Confronting COVID-19: The Rising Imperative of Integrating Health and Social Equity into Development

The COVID-19 pandemic and protests for racial justice have spurred the real estate community to more fully factor health and social equity into all aspects of urban planning, design, and development, according to participants in a webinar hosted in mid-November by ULI. The event focused on two new ULI publications, Health and Social Equity in Real Estate: State of the Market, from the ULI Building Healthy Places Initiative, and Health and Social Equity in Real Estate: Examples from the Field, from ULI’s Greenprint Center for Building Performance.

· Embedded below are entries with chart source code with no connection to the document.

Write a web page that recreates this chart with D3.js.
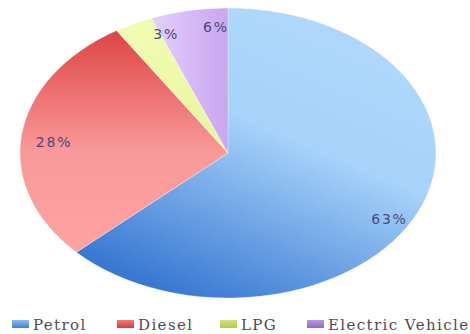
<!DOCTYPE html>
<html>
<head>
<meta charset="utf-8">
<script src="https://cdn.jsdelivr.net/npm/d3@7"></script>
<style>
  body { margin: 0; background: #fff; }
  svg { display: block; }
</style>
</head>
<body>
<svg id="chart" width="470" height="334"></svg>
<script>
// data
const fuels = ["Petrol", "Diesel", "LPG", "Electric Vehicle"];
const shares = [63, 28, 3, 6];

// look
const sliceStops = [
    [["0", "#aed7fb"], ["0.35", "#a7d3fa"], ["1", "#3978d2"]],
    [["0", "#de4545"], ["0.55", "#f99a9a"], ["1", "#ffa2a2"]],
    [["0", "#f3fcb6"], ["1", "#e9f59c"]],
    [["0", "#e4d0fc"], ["1", "#c9a5f0"]]
];
const sliceDir = [
    {x1: 0.75, y1: 0.15, x2: 0.3, y2: 1},
    {x1: 0.5, y1: 0, x2: 0.5, y2: 1},
    {x1: 0, y1: 0, x2: 1, y2: 1},
    {x1: 0, y1: 0, x2: 1, y2: 0}
];
const swatchStops = [
    ["#3f7fd6", "#8cbdf0"],
    ["#d93c3c", "#f07a7a"],
    ["#b4c94a", "#d4e27c"],
    ["#9268c6", "#b898e4"]
];
// label placement, nudged like Excel's best fit
const labelShift = [7, -2, 7, 7];   // degrees
const labelFrac = [0.9, 0.84, 0.87, 0.87];

const svg = d3.select("#chart");
const defs = svg.append("defs");

const cx = 228, cy = 153, rx = 208, ry = 145;

sliceStops.forEach((stops, i) => {
    const g = defs.append("linearGradient").attr("id", "slice" + i)
        .attr("x1", sliceDir[i].x1).attr("y1", sliceDir[i].y1)
        .attr("x2", sliceDir[i].x2).attr("y2", sliceDir[i].y2);
    stops.forEach(s => g.append("stop").attr("offset", s[0]).attr("stop-color", s[1]));
});
swatchStops.forEach((c, i) => {
    const g = defs.append("linearGradient").attr("id", "sw" + i)
        .attr("x1", 0).attr("y1", 1).attr("x2", 0).attr("y2", 0);
    g.append("stop").attr("offset", 0).attr("stop-color", c[0]);
    g.append("stop").attr("offset", 1).attr("stop-color", c[1]);
});

const pie = d3.pie().sort(null).value(d => d);
const arcs = pie(shares);
const arc = d3.arc().innerRadius(0).outerRadius(ry);

// pie drawn as a circle, stretched into the ellipse
const pieG = svg.append("g")
    .attr("transform", `translate(${cx},${cy}) scale(${rx / ry},1)`);

pieG.selectAll("path.slice")
    .data(arcs)
    .join("path")
    .attr("class", "slice")
    .attr("d", arc)
    .attr("fill", (d, i) => `url(#slice${i})`)
    .attr("stroke", "#ffffff")
    .attr("stroke-opacity", 0.5)
    .attr("stroke-width", 0.6)
    .attr("vector-effect", "non-scaling-stroke");

// percent labels
const labelAngle = (d, i) => (d.startAngle + d.endAngle) / 2 + labelShift[i] * Math.PI / 180;
svg.append("g").selectAll("text")
    .data(arcs)
    .join("text")
    .attr("x", (d, i) => cx + rx * labelFrac[i] * Math.sin(labelAngle(d, i)))
    .attr("y", (d, i) => cy - ry * labelFrac[i] * Math.cos(labelAngle(d, i)))
    .attr("dy", "0.35em")
    .attr("text-anchor", "middle")
    .style("font-family", "'DejaVu Sans', sans-serif")
    .style("font-size", "14px")
    .style("letter-spacing", "1.8px")
    .style("fill", "#4a4a7c")
    .text(d => d.data + "%");

// legend
const legendX = [12, 117, 220, 307];   // swatch starts
const legend = svg.append("g");
fuels.forEach((name, i) => {
    legend.append("rect")
        .attr("x", legendX[i]).attr("y", 320)
        .attr("width", 17).attr("height", 8)
        .attr("fill", `url(#sw${i})`);
    legend.append("text")
        .attr("x", legendX[i] + 21).attr("y", 330)
        .style("font-family", "'DejaVu Serif', serif")
        .style("font-size", "15px")
        .style("letter-spacing", "1.4px")
        .style("fill", "#4c4c58")
        .text(name);
});
</script>
</body>
</html>
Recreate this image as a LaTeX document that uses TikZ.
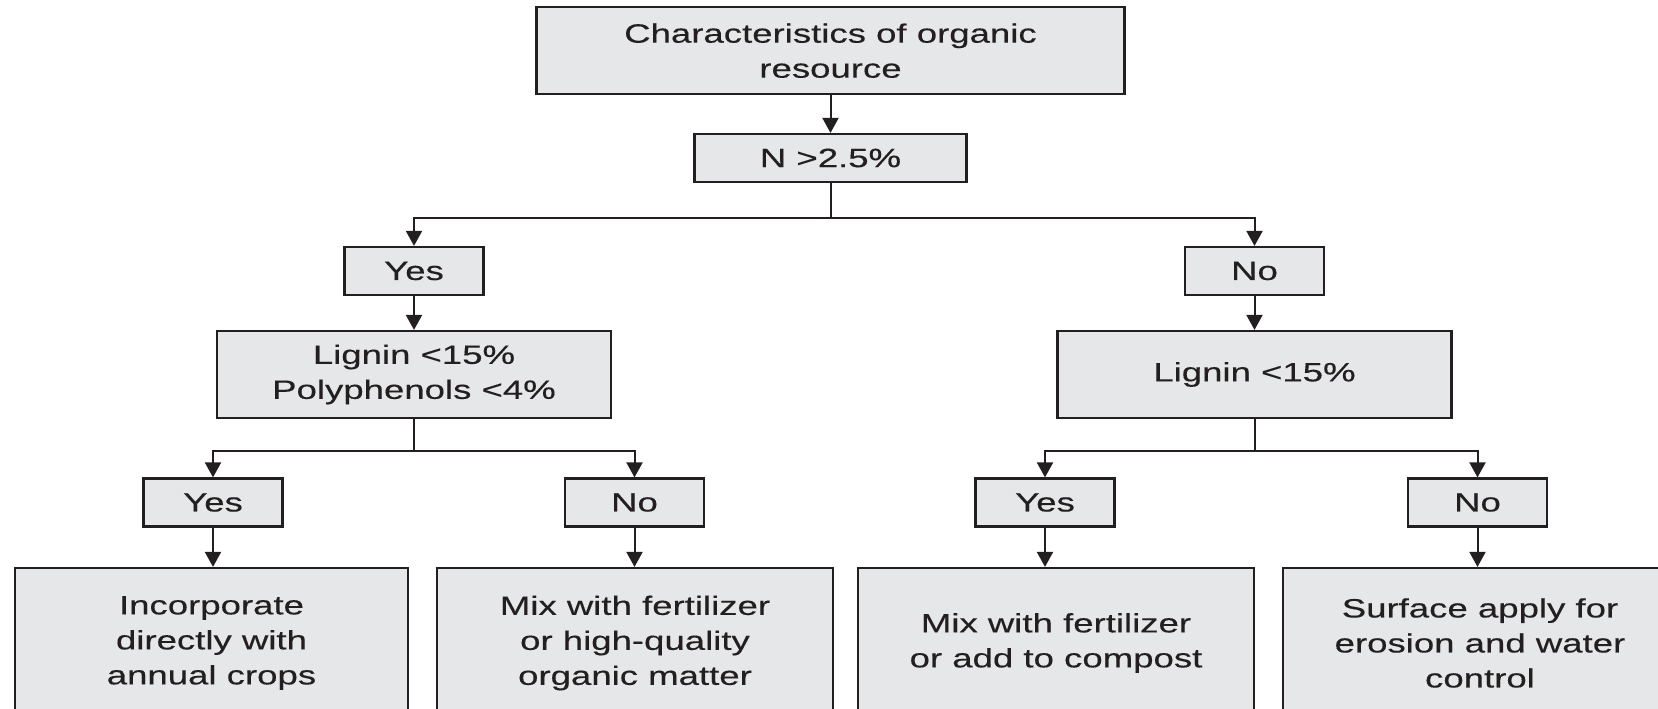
\documentclass[tikz,border=0pt]{standalone}
\usepackage{fontspec}
\setmainfont{Liberation Sans}[FakeStretch=1.38,FakeBold=0.3]
\usetikzlibrary{arrows.meta}
\definecolor{boxfill}{HTML}{E6E7E8}
\definecolor{ink}{HTML}{231F20}
\begin{document}
\begin{tikzpicture}[x=1pt,y=-1pt,
  box/.style={draw=ink, line width=2.2pt, fill=boxfill, text=ink, rectangle, inner sep=0pt, align=center, font=\fontsize{26.5}{35}\selectfont},
  smallbox/.style={box, minimum width=139pt, minimum height=48pt},
  bigbox/.style={box, minimum height=150pt},
  arr/.style={draw=ink, line width=2pt, -{Triangle[width=16pt,length=15pt]}}]
\useasboundingbox (0,0) rectangle (1658,709);
\clip (0,0) rectangle (1658,709);
% nodes
\node[box, minimum width=588pt, minimum height=87pt] (top) at (830.5,50.7) {Characteristics of organic\\resource};
\node[box, minimum width=272pt, minimum height=48pt] (n) at (830.5,158) {N >2.5\%};
\node[smallbox] (yes1) at (414,271) {Yes};
\node[smallbox] (no1) at (1254.5,271) {No};
\node[box, minimum width=394pt, minimum height=87pt] (lig1) at (414,374.5) {Lignin <15\%\\Polyphenols <4\%};
\node[box, minimum width=394pt, minimum height=87pt] (lig2) at (1254.5,374.5) {Lignin <15\%};
\node[smallbox] (yes2) at (213,502.5) {Yes};
\node[smallbox] (no2) at (634.5,502.5) {No};
\node[smallbox] (yes3) at (1045,502.5) {Yes};
\node[smallbox] (no3) at (1477.5,502.5) {No};
\node[bigbox, minimum width=393pt] (b1) at (211.5,643) {Incorporate\\directly with\\annual crops};
\node[bigbox, minimum width=396pt] (b2) at (635,643) {Mix with fertilizer\\or high-quality\\organic matter};
\node[bigbox, minimum width=396pt] (b3) at (1056,643) {Mix with fertilizer\\or add to compost};
\node[bigbox, minimum width=394pt] (b4) at (1480,643) {Surface apply for\\erosion and water\\control};
% connectors
\draw[arr] (top) -- (n);
\draw[arr] (n.south) -- ++(0,35) -| (yes1.north);
\draw[arr] (n.south) -- ++(0,35) -| (no1.north);
\draw[arr] (yes1) -- (lig1);
\draw[arr] (no1) -- (lig2);
\draw[arr] (lig1.south) -- ++(0,31.5) -| (yes2.north);
\draw[arr] (lig1.south) -- ++(0,31.5) -| (no2.north);
\draw[arr] (lig2.south) -- ++(0,31.5) -| (yes3.north);
\draw[arr] (lig2.south) -- ++(0,31.5) -| (no3.north);
\draw[arr] (yes2.south) -- (yes2.south |- b1.north);
\draw[arr] (no2.south) -- (no2.south |- b2.north);
\draw[arr] (yes3.south) -- (yes3.south |- b3.north);
\draw[arr] (no3.south) -- (no3.south |- b4.north);
\end{tikzpicture}
\end{document}
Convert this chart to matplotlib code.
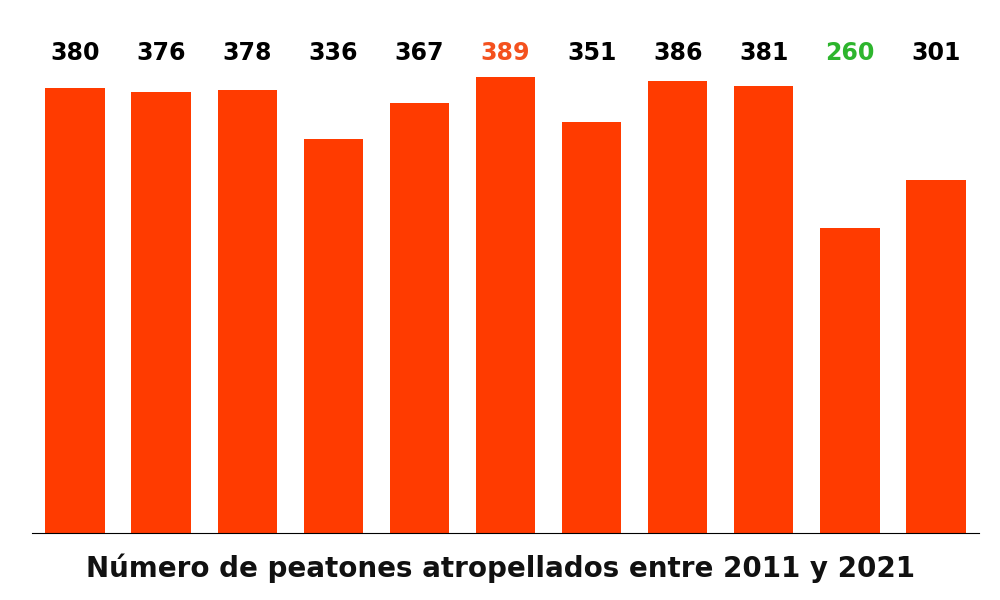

The State of the Market report presents a snapshot of the growing awareness and adoption of practices supporting health and social equity on the part of real estate professionals, and identifies opportunities for further inclusion of such practices by real estate organizations. The report presents the first comprehensive and cross-cutting data on the real estate industry’s adoption of health and social equity–promoting practices, based on 2019 research conducted by the Building Healthy Places Initiative with support from HR&A Advisors and the Integral Group.

The Examples from the Field report looks at developments that have incorporated health and social equity principles into their designs and their policies, and identifies elements of the business case for doing so, based on interviews with 44 real estate stakeholders. Research for the report was conducted in 2019 and 2020 by the Greenprint Center.

A recording of the webinar, “On the Rise: Social Equity and Health in Real Estate,” is available on ULI’s Knowledge Finder, as are both publications.

Leading ULI member Eleni Reed, head of sustainability, Americas, at Lendlease, was moderator of the webinar, which featured Judith Taylor, partner with HR&A Advisors; Marta Schantz, senior vice president, ULI Greenprint Center for Building Performance; Joe Ritchie, vice president of development, Brandywine Realty Trust; Kelly Hagarty, director of sustainability, Clarion Partners; and Mine Hashas-Degertekin, associate professor, Department of Architecture, Kennesaw State University.